The reason why there are so many games mocking bizspeak language – like buzzword bingo and corporate-speak generators – is that this type of robots-are-really-running-the-show lingo runs rampant. The neutral, jargon-laden language of business is carefully crafted to avoid lawsuits, blend in, and pass the scrutiny of the dreaded committee.
Online, marketing cannot be about just pushing out a message. As we mentioned in Tip 1, the Internet is a unique medium. We are not a passive audience. We share stuff with our friends, we read and write blogs, we watch videos and listen to podcasts. We rate products, write reviews and sometimes rave – or rant – about a company or service on Twitter. Marketing is no longer a monologue that is blasted out in one direction. On the web, it is experienced. It is participatory. It is human.
But, it's hard for potential customers to feel all warm and fuzzy about "paradigm-shifting solutions." Consumers fail to engage with companies that use machine-like language. We are drawn to warmer, friendlier voices.
Because no one has ever criticized a company or website for being too human, here are a few tips for creating better-quality, ongoing exchanges:
Find your voice.
Let's face it, there's a lot of noise out there. A strong brand voice with a well-differentiated point of view creates a sparklingly unique you. How can you best talk about what you do and bring personality into the mix? Cut the corporate speak el-toro poo poo, and never, ever use the phrase "think outside the box" – it just proves how far in the box you are.
Put the focus on your visitor.
Stop the self-aggrandizing puffery, tired clichés and other corporate me-me-MEEEEEEEE blah blah. When you include your audience in your writing, it becomes a shared conversation. But, inclusive "you", "we", "us" language is just the beginning. What do visitors really want to see on your site? What information do they need at various stages of the buying cycle? What type of post-purchase content provides value? Where can you be gracious and say "thank you"? What human desires are you fulfilling?
Tell a story.
Everyone loves a good story. Vivid, compelling stories make information easier to remember, and create an emotional connection between the reader and the content. Blogs, podcasts, case studies, photos, and social-media networks like Twitter are the building blocks of a deeper, richer and ongoing story.
Don't get carried away in your storytelling.

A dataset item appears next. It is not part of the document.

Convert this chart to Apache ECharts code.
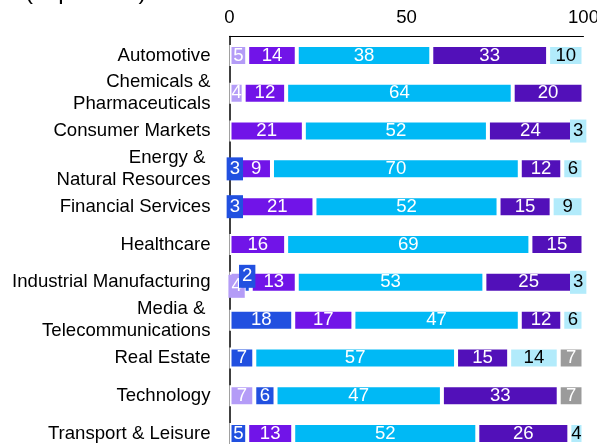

Always be truthful. Over-promising and hype trigger skepticism and inevitably lead to disappointment. And, if it smells of Eau de Too Good to Be True, it probably is.
To err is human.
Companies often want to be seen as perfect, flawless entities. However, the ability to admit and apologize for mistakes is innately human. You messed up? Be accountable, and outline how you will correct the error. Then keep your word. People are amazingly forgiving, as long as you take responsibility.
In Tip 8 we touched upon the need for swift page-load speed. But the fastest loading page on the web is useless if there is no human connection with the content on the page.
So be brave, daring and courageous – be human.